Stated task → Retype exactly what runs from the first line of the data to the line with "const errData = labs.map((l, i)", keeping both of those lines and skipping pictures.
^^^^
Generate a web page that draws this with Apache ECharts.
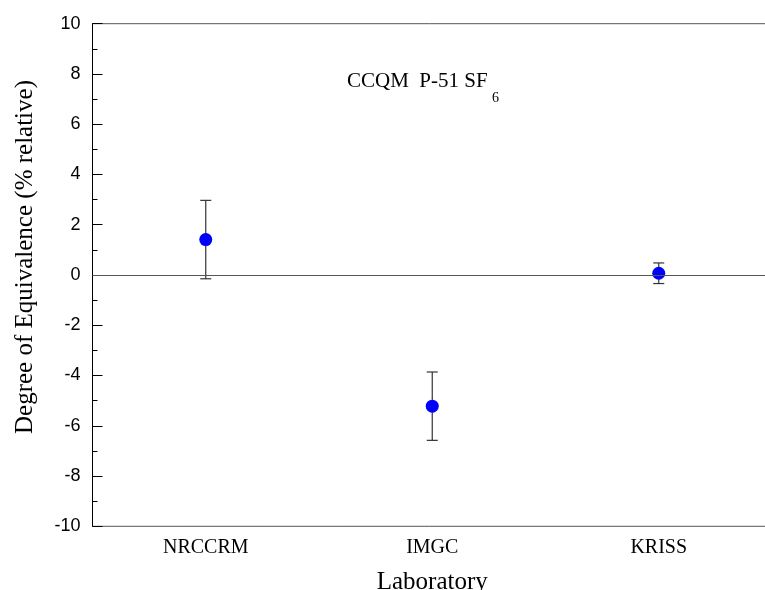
<!DOCTYPE html>
<html>
<head>
<meta charset="utf-8">
<script src="https://cdn.jsdelivr.net/npm/echarts@6/dist/echarts.min.js"></script>
<style>
  html, body { margin: 0; padding: 0; background: #fff; }
  #chart { width: 765px; height: 590px; }
</style>
</head>
<body>
<div id="chart"></div>
<script>
// values
const labs = ['NRCCRM', 'IMGC', 'KRISS'];
const doe = [1.41, -5.22, 0.07];       // degree of equivalence, % relative
const unc = [1.56, 1.36, 0.41];        // expanded uncertainty (half-length of bar)
const yTicks = [-10, 10, 2];           // min, max, step

const myChart = echarts.init(document.getElementById('chart'));

const serif = 'Liberation Serif, Times New Roman, serif';
const sans = 'Liberation Sans, Arial, sans-serif';

const errData = labs.map((l, i) => [i, doe[i] - unc[i], doe[i] + unc[i]]);

const option = {
    animation: false,
    backgroundColor: '#fff',
    grid: {
        left: 92.5,
        right: -7,
        top: 23.7,
        bottom: 63.7,
        containLabel: false,
        outerBoundsMode: 'none',
        show: true,
        borderColor: '#555',
        borderWidth: 1,
        backgroundColor: 'transparent'
    },
    xAxis: [
        {
            type: 'category',
            data: labs,
            boundaryGap: true,
            name: 'Laboratory',
            nameLocation: 'middle',
            nameGap: 44,
            nameTextStyle: { fontFamily: serif, fontSize: 25, color: '#000' },
            axisLine: { lineStyle: { color: '#000', width: 1 } },
            axisTick: { inside: true, length: 10, alignWithLabel: true, lineStyle: { color: '#000' } },
            axisLabel: { fontFamily: serif, fontSize: 20, color: '#000', margin: 11 },
            splitLine: { show: false }
        },
        {
            // half-way ticks between laboratories
            type: 'category',
            data: labs,
            position: 'bottom',
            boundaryGap: true,
            axisLine: { show: false },
            axisTick: { inside: true, length: 5, lineStyle: { color: '#000' } },
            axisLabel: { show: false },
            splitLine: { show: false }
        }
    ],
    yAxis: {
        type: 'value',
        min: yTicks[0],
        max: yTicks[1],
        interval: yTicks[2],
        axisLine: { show: true, lineStyle: { color: '#000', width: 1 } },
        axisTick: { show: true, inside: true, length: 10, lineStyle: { color: '#000' } },
        minorTick: { show: true, splitNumber: 2, length: 5, lineStyle: { color: '#000' } },
        axisLabel: { fontFamily: sans, fontSize: 18, color: '#000', margin: 12 },
        splitLine: { show: false }
    },
    graphic: [
        {
            type: 'text',
            x: 25,
            y: 257,
            rotation: Math.PI / 2,
            style: {
                text: 'Degree of Equivalence (% relative)',
                font: '25px ' + serif,
                fill: '#000',
                textAlign: 'center',
                textVerticalAlign: 'middle'
            }
        },
        {
            type: 'text',
            x: 347,
            y: 81,
            style: {
                text: 'CCQM  P-51 SF',
                font: '21px ' + serif,
                fill: '#000',
                textAlign: 'left',
                textVerticalAlign: 'middle'
            }
        },
        {
            type: 'text',
            x: 492,
            y: 98.5,
            style: {
                text: '6',
                font: '14px ' + serif,
                fill: '#000',
                textAlign: 'left',
                textVerticalAlign: 'middle'
            }
        }
    ],
    series: [
        {
            type: 'custom',
            xAxisIndex: 0,
            z: 2,
            renderItem: function (params, api) {
                const lo = api.coord([api.value(0), api.value(1)]);
                const hi = api.coord([api.value(0), api.value(2)]);
                const w = 5.5;
                const st = { stroke: '#333', lineWidth: 1.2 };
                return {
                    type: 'group',
                    children: [
                        { type: 'line', shape: { x1: lo[0], y1: lo[1], x2: hi[0], y2: hi[1] }, style: st },
                        { type: 'line', shape: { x1: lo[0] - w, y1: lo[1], x2: lo[0] + w, y2: lo[1] }, style: st },
                        { type: 'line', shape: { x1: hi[0] - w, y1: hi[1], x2: hi[0] + w, y2: hi[1] }, style: st }
                    ]
                };
            },
            encode: { x: 0, y: [1, 2] },
            data: errData
        },
        {
            type: 'scatter',
            xAxisIndex: 0,
            z: 3,
            symbol: 'circle',
            symbolSize: 13,
            itemStyle: { color: '#0000ff', opacity: 1 },
            data: doe,
            markLine: {
                silent: true,
                symbol: 'none',
                label: { show: false },
                lineStyle: { color: '#555', type: 'solid', width: 1 },
                data: [{ yAxis: 0 }]
            }
        }
    ]
};

myChart.setOption(option);
</script>
</body>
</html>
^^^^
Correct answer →
Generate a web page that draws this with Apache ECharts.
<!DOCTYPE html>
<html>
<head>
<meta charset="utf-8">
<script src="https://cdn.jsdelivr.net/npm/echarts@6/dist/echarts.min.js"></script>
<style>
  html, body { margin: 0; padding: 0; background: #fff; }
  #chart { width: 765px; height: 590px; }
</style>
</head>
<body>
<div id="chart"></div>
<script>
// values
const labs = ['NRCCRM', 'IMGC', 'KRISS'];
const doe = [1.41, -5.22, 0.07];       // degree of equivalence, % relative
const unc = [1.56, 1.36, 0.41];        // expanded uncertainty (half-length of bar)
const yTicks = [-10, 10, 2];           // min, max, step

const myChart = echarts.init(document.getElementById('chart'));

const serif = 'Liberation Serif, Times New Roman, serif';
const sans = 'Liberation Sans, Arial, sans-serif';

const errData = labs.map((l, i) => [i, doe[i] - unc[i], doe[i] + unc[i]]);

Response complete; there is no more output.